## WHAT YOU HAVE TO DO
Every line from the one holding "Generate a Python" through the one holding "-0.23, -0.14, -0.04]" should be returned exactly, both included; the pictures should not.

## GIVEN INFORMATION
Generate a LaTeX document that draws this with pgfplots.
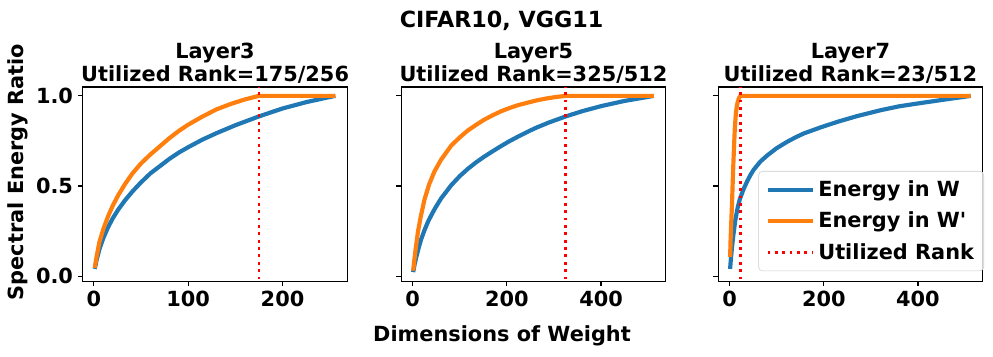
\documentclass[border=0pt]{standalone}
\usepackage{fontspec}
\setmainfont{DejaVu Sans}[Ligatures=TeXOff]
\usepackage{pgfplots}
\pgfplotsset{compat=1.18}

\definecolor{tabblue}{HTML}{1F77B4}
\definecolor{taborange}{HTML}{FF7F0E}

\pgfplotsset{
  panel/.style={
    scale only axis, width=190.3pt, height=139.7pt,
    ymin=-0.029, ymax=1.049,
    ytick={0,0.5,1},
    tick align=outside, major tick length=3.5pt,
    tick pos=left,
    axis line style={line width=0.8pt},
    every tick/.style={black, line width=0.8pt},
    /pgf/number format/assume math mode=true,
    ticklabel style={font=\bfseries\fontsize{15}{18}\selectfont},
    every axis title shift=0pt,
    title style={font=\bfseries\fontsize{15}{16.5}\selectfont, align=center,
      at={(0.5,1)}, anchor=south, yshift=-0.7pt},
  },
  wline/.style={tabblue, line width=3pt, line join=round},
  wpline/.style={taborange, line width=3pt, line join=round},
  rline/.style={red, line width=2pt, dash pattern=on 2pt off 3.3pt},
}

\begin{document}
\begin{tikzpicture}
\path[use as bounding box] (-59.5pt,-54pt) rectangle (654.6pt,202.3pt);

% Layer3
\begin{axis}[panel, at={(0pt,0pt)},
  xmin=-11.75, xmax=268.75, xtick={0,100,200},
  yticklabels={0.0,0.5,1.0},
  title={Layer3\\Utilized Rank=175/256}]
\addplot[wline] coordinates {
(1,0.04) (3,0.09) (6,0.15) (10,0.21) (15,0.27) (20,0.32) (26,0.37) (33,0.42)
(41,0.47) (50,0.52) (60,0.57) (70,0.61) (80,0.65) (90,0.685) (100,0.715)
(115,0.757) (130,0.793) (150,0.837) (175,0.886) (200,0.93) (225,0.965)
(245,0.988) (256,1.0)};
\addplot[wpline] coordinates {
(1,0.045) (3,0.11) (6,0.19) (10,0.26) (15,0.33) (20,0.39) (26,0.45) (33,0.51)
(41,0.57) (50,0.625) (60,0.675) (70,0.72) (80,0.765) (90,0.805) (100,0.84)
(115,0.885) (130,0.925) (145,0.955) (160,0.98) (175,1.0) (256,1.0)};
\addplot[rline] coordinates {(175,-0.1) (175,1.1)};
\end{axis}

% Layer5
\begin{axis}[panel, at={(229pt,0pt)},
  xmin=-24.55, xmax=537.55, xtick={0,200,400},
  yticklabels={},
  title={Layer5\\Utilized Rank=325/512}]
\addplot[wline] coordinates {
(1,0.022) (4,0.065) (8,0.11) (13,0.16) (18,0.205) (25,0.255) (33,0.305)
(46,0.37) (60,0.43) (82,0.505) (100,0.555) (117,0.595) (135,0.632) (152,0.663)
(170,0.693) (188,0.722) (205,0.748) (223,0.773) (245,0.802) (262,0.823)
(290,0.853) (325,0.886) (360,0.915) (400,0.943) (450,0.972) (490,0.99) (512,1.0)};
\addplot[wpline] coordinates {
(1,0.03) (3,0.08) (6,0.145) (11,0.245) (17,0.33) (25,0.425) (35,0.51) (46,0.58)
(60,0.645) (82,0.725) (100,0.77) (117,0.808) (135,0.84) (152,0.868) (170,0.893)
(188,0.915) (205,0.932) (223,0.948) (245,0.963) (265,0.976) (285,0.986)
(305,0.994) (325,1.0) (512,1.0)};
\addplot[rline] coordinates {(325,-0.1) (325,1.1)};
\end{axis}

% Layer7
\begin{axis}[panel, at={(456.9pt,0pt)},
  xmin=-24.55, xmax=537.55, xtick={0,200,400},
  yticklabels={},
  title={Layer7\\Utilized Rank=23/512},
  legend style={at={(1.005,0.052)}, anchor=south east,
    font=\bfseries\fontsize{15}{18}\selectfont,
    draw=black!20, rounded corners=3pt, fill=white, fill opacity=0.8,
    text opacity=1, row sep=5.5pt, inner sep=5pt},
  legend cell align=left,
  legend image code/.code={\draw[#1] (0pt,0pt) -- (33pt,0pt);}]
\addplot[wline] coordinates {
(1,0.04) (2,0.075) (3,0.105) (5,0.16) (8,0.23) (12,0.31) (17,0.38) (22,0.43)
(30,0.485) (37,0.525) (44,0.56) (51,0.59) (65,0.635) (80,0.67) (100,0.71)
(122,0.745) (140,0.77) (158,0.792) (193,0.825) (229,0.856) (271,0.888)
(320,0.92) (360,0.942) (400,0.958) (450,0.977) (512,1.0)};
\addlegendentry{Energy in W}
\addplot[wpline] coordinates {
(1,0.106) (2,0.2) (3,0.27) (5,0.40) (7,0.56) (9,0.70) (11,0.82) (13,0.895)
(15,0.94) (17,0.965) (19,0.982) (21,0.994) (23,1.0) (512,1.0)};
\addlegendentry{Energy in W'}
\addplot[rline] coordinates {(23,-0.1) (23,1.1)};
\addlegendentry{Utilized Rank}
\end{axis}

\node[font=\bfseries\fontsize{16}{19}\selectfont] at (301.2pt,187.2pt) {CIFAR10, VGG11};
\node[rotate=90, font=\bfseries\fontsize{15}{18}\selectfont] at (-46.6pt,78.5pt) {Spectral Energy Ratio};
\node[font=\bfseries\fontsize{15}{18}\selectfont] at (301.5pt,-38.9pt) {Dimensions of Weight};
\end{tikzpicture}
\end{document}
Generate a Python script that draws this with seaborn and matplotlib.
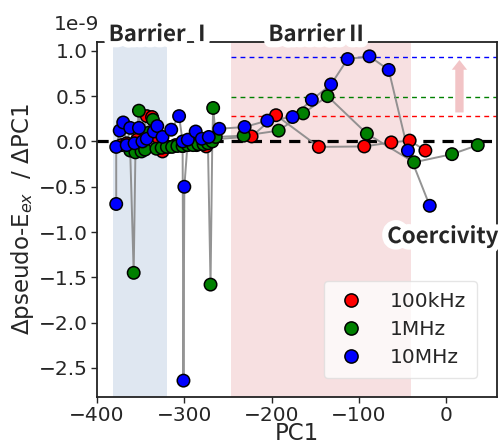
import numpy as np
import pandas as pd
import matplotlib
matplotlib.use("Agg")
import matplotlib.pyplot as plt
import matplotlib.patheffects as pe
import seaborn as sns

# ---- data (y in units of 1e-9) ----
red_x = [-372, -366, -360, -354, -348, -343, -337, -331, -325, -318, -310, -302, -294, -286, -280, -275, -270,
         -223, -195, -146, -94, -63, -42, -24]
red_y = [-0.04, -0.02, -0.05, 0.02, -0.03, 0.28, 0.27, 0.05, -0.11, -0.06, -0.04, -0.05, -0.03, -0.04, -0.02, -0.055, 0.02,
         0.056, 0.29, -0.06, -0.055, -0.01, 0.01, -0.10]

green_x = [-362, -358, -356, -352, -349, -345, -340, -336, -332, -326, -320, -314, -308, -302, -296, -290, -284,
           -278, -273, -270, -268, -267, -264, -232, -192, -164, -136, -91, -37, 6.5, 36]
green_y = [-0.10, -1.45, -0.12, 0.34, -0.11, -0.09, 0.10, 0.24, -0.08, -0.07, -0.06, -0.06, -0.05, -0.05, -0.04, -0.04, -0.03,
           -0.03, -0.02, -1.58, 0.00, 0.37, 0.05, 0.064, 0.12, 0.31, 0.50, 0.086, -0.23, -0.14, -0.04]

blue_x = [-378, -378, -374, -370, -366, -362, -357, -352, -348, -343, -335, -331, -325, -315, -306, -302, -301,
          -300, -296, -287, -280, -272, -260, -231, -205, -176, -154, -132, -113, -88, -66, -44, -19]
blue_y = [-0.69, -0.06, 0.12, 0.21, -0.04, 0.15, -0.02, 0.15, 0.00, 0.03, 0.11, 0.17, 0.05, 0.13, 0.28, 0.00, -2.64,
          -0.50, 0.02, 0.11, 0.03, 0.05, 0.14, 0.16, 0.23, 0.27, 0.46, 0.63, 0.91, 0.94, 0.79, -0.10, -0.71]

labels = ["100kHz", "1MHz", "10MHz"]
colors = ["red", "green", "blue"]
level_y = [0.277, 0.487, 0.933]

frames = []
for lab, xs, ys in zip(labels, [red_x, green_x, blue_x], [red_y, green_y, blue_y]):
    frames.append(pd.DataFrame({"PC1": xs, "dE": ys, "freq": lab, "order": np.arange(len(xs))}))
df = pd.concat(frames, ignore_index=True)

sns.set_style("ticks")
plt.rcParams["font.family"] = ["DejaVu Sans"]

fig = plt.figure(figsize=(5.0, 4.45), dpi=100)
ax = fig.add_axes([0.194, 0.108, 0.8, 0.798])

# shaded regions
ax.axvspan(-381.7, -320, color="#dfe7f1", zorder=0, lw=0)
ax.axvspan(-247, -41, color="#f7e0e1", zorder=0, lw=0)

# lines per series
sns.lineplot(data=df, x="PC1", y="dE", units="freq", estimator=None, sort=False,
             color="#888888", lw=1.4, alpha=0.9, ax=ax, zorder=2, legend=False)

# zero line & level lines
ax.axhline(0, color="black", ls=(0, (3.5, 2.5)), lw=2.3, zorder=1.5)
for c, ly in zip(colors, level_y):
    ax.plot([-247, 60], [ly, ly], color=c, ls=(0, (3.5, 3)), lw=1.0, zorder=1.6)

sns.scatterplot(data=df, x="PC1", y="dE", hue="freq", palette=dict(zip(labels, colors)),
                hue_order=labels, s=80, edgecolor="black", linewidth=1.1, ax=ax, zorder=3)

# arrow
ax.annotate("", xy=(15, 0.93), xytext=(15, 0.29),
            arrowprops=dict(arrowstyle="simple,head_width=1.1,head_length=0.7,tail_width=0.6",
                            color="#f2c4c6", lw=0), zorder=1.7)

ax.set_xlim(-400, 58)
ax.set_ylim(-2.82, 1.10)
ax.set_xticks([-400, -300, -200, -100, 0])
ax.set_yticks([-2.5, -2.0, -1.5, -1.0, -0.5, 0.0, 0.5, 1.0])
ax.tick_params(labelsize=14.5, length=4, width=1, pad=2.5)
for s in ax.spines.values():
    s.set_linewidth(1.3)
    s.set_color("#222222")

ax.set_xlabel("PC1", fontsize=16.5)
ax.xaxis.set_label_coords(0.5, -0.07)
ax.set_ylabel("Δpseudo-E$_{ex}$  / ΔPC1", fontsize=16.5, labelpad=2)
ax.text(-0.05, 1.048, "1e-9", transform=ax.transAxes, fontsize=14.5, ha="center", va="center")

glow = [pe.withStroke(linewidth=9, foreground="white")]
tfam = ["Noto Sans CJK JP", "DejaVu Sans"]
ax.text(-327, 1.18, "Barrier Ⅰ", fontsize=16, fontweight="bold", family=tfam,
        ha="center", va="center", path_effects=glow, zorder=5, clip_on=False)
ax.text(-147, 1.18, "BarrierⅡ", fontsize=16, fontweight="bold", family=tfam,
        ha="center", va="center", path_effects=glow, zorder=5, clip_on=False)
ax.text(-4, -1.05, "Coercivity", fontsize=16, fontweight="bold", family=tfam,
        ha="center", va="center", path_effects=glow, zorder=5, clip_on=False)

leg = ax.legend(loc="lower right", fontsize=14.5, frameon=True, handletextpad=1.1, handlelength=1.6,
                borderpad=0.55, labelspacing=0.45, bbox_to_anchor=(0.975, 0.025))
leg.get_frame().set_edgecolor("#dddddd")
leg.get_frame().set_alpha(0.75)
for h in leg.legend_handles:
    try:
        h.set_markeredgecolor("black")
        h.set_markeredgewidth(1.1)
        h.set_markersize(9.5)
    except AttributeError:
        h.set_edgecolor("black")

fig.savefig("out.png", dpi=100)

## THE ANSWER
Generate a Python script that draws this with seaborn and matplotlib.
import numpy as np
import pandas as pd
import matplotlib
matplotlib.use("Agg")
import matplotlib.pyplot as plt
import matplotlib.patheffects as pe
import seaborn as sns

# ---- data (y in units of 1e-9) ----
red_x = [-372, -366, -360, -354, -348, -343, -337, -331, -325, -318, -310, -302, -294, -286, -280, -275, -270,
         -223, -195, -146, -94, -63, -42, -24]
red_y = [-0.04, -0.02, -0.05, 0.02, -0.03, 0.28, 0.27, 0.05, -0.11, -0.06, -0.04, -0.05, -0.03, -0.04, -0.02, -0.055, 0.02,
         0.056, 0.29, -0.06, -0.055, -0.01, 0.01, -0.10]

green_x = [-362, -358, -356, -352, -349, -345, -340, -336, -332, -326, -320, -314, -308, -302, -296, -290, -284,
           -278, -273, -270, -268, -267, -264, -232, -192, -164, -136, -91, -37, 6.5, 36]
green_y = [-0.10, -1.45, -0.12, 0.34, -0.11, -0.09, 0.10, 0.24, -0.08, -0.07, -0.06, -0.06, -0.05, -0.05, -0.04, -0.04, -0.03,
           -0.03, -0.02, -1.58, 0.00, 0.37, 0.05, 0.064, 0.12, 0.31, 0.50, 0.086, -0.23, -0.14, -0.04]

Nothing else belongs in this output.